Additionally, PW1 could not have expected the accused/appellant to get permission of the Minister to return by proxy considering our level of development.  If the appellant just sneaked in this country secretly in non official entry and without a valid traveling document, this would have been a big immigration issue as to what his intentions were in Uganda.  PW1 testified that he accessed entry through Katuna Entry Point and he was given a three months’ visa.  Katuna Entry Point is an official Entry Point.  He was arrested on his alleged illegal return, there was no resistance, he endured the suffering when the charge sheet was defective.


It is amazing that the trial court found his return illegal when in the first place his deportation was not justified at all in light of the interim order issued by the superior court to the trial magistrate’s court.  It is worth noting that the accused/appellant was arrested in July 2007 and he was in detention until September 2007 when he was accompanied by PW1 to Yaounde.  The interim order was issued in June 2007 and the interim order, much as it was signed in May 2007, the first attempt to deport him was in July 2007 and in fact it could not be effected because the officers at the airport learned of the interim order.  So the persistent deportation was in actual contempt of court and there is no way the trial Magistrate could have overlooked the hearing down of the integrity respect independence of courts of law.  The issue of the deportation order overtaking the interim court order could not arise.  This was a lawful and legal order which ought to have been adhered to by everyone concerned in the matter until it was varied.  This is the only way the rule of law can be upheld.
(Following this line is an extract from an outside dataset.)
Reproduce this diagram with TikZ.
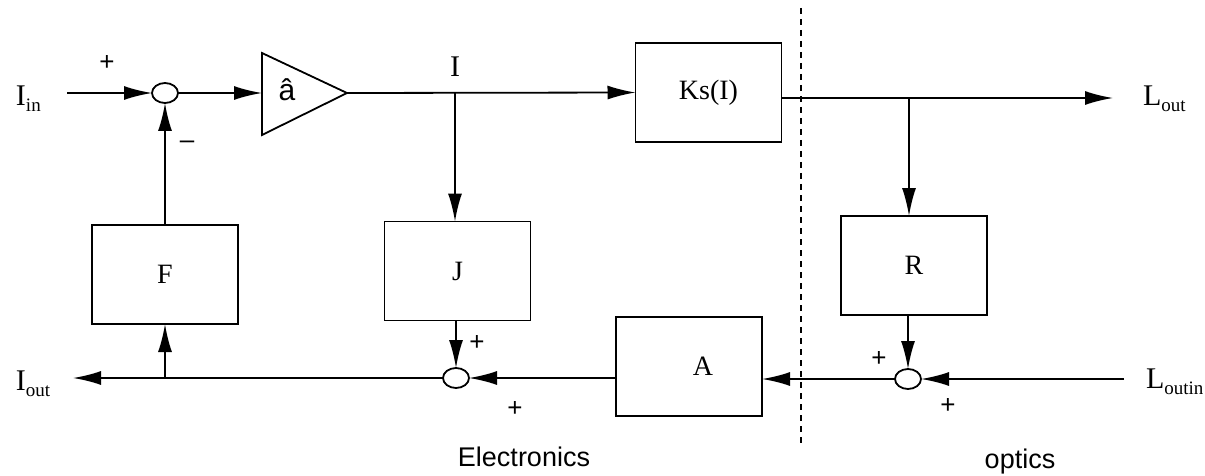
\documentclass[tikz,border=0pt]{standalone}
\usepackage{fontspec}
\setmainfont{Liberation Serif}
\setsansfont{Liberation Sans}
\usetikzlibrary{arrows.meta,shapes.geometric,calc}
\newcommand{\sbs}[1]{\raisebox{-0.45ex}{\fontsize{9.5}{11}\selectfont #1}}
\begin{document}
\begin{tikzpicture}[x=0.5pt,y=-0.5pt,
  every node/.style={inner sep=0pt, outer sep=0pt},
  box/.style={draw, line width=0.9pt, minimum width=73pt, minimum height=49.5pt, font=\fontsize{14}{16}\selectfont},
  sumj/.style={draw, ellipse, line width=0.9pt, minimum width=13pt, minimum height=10pt},
  conn/.style={line width=0.9pt},
  arr/.style={conn, -{Latex[length=14pt,width=7pt]}},
  lbl/.style={font=\fontsize{15}{17}\selectfont},
  sgn/.style={font=\sffamily\fontsize{13}{15}\selectfont},
  region/.style={font=\sffamily\fontsize{13.5}{16}\selectfont},
  sep/.style={line width=0.75pt, dash pattern=on 3pt off 2.5pt}]
\useasboundingbox (0,0) rectangle (1205,476);

% blocks
\node[box] (Ks) at (708.5,92.5) {Ks(I)};
\node[box] (F) at (165,274.5) {F};
\node[box] (J) at (457.5,271) {J};
\node[box] (R) at (914,265.5) {R};
\node[box] (A) at (689,366.5) {\hspace*{14pt}A};

% summing junctions
\node[sumj] (s1) at (165,93) {};
\node[sumj] (s2) at (456,378) {};
\node[sumj] (s3) at (908,379) {};

% amplifier
\coordinate (ampin) at (262,93);
\coordinate (ampout) at (347,93);
\draw[conn, line join=miter] (262,53) -- (ampout) -- (262,135) -- cycle;
\node[font=\sffamily\fontsize{15}{17}\selectfont] (gain) at (287,90) {â};

% coordinates for free ends and branch points
\coordinate (Iinstart) at (67,93);
\coordinate (bI) at (455,93);
\coordinate (ksout) at ($(Ks.east)+(0,5.5)$);
\coordinate (bR) at (909,98);
\coordinate (Loutend) at (1113,98);
\coordinate (Linstart) at (1124,379);
\coordinate (Ioutend) at (73,378);
\coordinate (bF) at (165,378);
\coordinate (dtop) at (801,8);
\coordinate (dbot) at (801,443);

% forward path
\draw[arr] (Iinstart) -- (s1.west);
\draw[arr] (s1.east) -- (ampin);
\draw[arr] (ampout) -- (Ks.west);
\draw[arr] (bI) -- (bI |- J.north);
\draw[arr] (ksout) -- (Loutend);
\draw[arr] (bR) -- (bR |- R.north);

% return path
\draw[arr] (s3.north |- R.south) -- (s3.north);
\draw[arr] (Linstart) -- (s3.east);
\draw[arr] (s3.west) -- (s3.west -| A.east);
\draw[arr] (s2.east -| A.west) -- (s2.east);
\draw[arr] (s2.north |- J.south) -- (s2.north);
\draw[arr] (s2.west) -- (Ioutend);
\draw[arr] (bF) -- (F.south);
\draw[arr] (F.north) -- (s1.south);

% separator
\draw[sep] (dtop) -- (dbot);

% labels
\node[lbl, anchor=base west] (Iin) at (16,105) {I\sbs{in}};
\node[lbl, anchor=base west] (Iout) at (16,390) {I\sbs{out}};
\node[lbl, anchor=base west] (Lout) at (1143,105) {L\sbs{out}};
\node[lbl, anchor=base west] (Loutin) at (1146,388) {L\sbs{outin}};
\node[lbl] (Ilbl) at (455,67) {I};

\node[sgn] (p1) at (107,63) {+};
\node[sgn] (m1) at (187,145) {–};
\node[sgn] (p2) at (477,343) {+};
\node[sgn] (p3) at (515,409) {+};
\node[sgn] (p4) at (879,359) {+};
\node[sgn] (p5) at (948,406) {+};

\node[region] (elec) at (524,457) {Electronics};
\node[region] (opt) at (1020,462) {optics};
\end{tikzpicture}
\end{document}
From the evidence on record it is also clear as summarised above that the trial Magistrate failed miserably to evaluate the evidence on record, as a result, he came to wrong decisions and conclusions.  The prosecution failed to prove the third ingredient beyond reasonable doubt.  There was no request put to the Minister and he refused.  The court was speculating absence of permission that is why there was an application before court.  The passport which PW1 photocopied never showed that he had been deported and therefore was a prohibited immigrant as per S. 52 (c) of the Uganda Citizenship and Immigration Control Act.  The deportation order perse in my view was not conclusive evidence that he is prohibited.


The learned State Attorney submitted on ground four that the appellate court will only interfere with the discretion of sentencing by a Magistrate if the sentence is illegal or if the sentence imposed is manifestly excessive to amount to an injustice see Kyalimpa Edward Vs. Uganda SCCA N0.10/95.


From what I have observed from the record as stated it is apparent to me that the sentence was manifestly excessive.  I have already given the reasons above.  If the players (PW1) not manifestly biased and concealed the truth by not disclosing to the Minister that, there was an interim order from the high court staying the deportation.  PW1 closed the appellant’s opportunity to explain his position in July 2007 to the Minister of Internal Affairs among others.

Utmost the trial Magistrate should have sentenced him to pay a fine since the law provides for it and it would have been appropriate in the circumstances if the charge sheet was proper.  As I said earlier the charge sheet was defective.  From the above foregoing, the appellant succeeds on all four grounds.  It is unfortunate that the appellant was subjected to abuse of his human rights unjustifiably after having been denied all avenues to be given a right hearing before the Minister.


Accordingly, this court finds it appropriate to set aside the lower court judgment and quash the sentence imposed of two years’ imprisonment.  He is acquitted and set free.  The accused/appellant applies for bail pending appeal which was granted by this court.  It is ordered that the security money deposited with government be refunded to him accordingly.